* Begin *

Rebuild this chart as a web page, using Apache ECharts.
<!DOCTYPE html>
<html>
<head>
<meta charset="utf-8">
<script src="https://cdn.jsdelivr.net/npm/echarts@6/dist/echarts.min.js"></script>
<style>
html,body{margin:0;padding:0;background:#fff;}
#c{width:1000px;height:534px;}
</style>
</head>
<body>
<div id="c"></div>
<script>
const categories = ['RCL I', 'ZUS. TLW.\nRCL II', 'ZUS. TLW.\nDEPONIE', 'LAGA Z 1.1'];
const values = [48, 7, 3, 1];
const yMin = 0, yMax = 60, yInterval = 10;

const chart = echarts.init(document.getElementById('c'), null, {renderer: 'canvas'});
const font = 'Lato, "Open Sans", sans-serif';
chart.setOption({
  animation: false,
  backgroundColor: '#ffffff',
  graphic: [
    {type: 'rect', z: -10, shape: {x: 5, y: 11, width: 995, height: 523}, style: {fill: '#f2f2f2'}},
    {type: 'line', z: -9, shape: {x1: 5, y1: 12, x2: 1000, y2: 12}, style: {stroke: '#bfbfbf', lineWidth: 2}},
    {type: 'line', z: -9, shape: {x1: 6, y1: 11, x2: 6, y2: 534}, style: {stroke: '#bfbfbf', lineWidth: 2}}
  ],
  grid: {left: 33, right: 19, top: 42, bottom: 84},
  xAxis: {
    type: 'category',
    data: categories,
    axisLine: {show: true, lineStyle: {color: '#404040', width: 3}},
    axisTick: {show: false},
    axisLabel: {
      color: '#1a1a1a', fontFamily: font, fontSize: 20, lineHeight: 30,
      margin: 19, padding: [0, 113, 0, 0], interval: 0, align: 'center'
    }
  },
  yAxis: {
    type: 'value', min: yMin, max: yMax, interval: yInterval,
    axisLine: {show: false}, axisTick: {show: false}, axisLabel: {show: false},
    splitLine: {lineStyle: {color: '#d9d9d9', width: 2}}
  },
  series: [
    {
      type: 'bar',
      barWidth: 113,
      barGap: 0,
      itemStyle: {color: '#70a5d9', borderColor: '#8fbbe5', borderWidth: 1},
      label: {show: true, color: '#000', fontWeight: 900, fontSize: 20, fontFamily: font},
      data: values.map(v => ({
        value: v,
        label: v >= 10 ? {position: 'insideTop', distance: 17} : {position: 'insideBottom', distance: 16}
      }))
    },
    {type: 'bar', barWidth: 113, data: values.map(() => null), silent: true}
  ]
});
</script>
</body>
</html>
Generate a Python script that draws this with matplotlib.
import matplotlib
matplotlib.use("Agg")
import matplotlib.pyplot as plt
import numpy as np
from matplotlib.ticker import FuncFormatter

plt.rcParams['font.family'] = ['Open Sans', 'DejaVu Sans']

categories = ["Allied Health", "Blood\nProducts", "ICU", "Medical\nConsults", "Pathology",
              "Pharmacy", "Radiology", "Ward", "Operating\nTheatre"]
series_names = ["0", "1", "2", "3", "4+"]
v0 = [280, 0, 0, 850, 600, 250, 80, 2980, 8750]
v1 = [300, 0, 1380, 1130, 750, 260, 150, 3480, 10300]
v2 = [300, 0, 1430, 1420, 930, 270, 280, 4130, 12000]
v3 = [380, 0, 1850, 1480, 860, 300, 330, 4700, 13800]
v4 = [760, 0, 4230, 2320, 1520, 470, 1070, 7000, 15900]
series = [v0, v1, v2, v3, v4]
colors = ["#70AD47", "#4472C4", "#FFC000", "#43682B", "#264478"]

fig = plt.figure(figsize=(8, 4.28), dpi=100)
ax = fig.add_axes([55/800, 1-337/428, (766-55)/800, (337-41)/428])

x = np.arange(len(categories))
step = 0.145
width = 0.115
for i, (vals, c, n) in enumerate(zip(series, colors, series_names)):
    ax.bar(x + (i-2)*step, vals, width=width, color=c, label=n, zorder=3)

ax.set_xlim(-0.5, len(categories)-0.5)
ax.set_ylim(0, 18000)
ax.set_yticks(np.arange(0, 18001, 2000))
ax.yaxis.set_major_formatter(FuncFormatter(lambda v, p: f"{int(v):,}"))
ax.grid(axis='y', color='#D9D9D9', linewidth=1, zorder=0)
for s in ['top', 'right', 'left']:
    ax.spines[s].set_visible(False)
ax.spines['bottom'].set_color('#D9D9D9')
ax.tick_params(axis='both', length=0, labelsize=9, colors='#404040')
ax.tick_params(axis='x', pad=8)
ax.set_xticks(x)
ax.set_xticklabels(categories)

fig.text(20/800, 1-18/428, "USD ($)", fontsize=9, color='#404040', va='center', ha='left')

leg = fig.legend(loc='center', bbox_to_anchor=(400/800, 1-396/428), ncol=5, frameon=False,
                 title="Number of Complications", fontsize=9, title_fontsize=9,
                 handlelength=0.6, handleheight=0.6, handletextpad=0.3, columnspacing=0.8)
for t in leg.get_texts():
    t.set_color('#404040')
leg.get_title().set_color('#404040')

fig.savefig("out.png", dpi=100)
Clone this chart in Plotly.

* End *

→ **TASK REQUIREMENTS**
Restate word for word only the lines running from the beginning of the data to the line holding "const yMin = 0, yMax = 60, yInterval = 10;", both included.

→ **WRITTEN SOLUTION**
Rebuild this chart as a web page, using Apache ECharts.
<!DOCTYPE html>
<html>
<head>
<meta charset="utf-8">
<script src="https://cdn.jsdelivr.net/npm/echarts@6/dist/echarts.min.js"></script>
<style>
html,body{margin:0;padding:0;background:#fff;}
#c{width:1000px;height:534px;}
</style>
</head>
<body>
<div id="c"></div>
<script>
const categories = ['RCL I', 'ZUS. TLW.\nRCL II', 'ZUS. TLW.\nDEPONIE', 'LAGA Z 1.1'];
const values = [48, 7, 3, 1];
const yMin = 0, yMax = 60, yInterval = 10;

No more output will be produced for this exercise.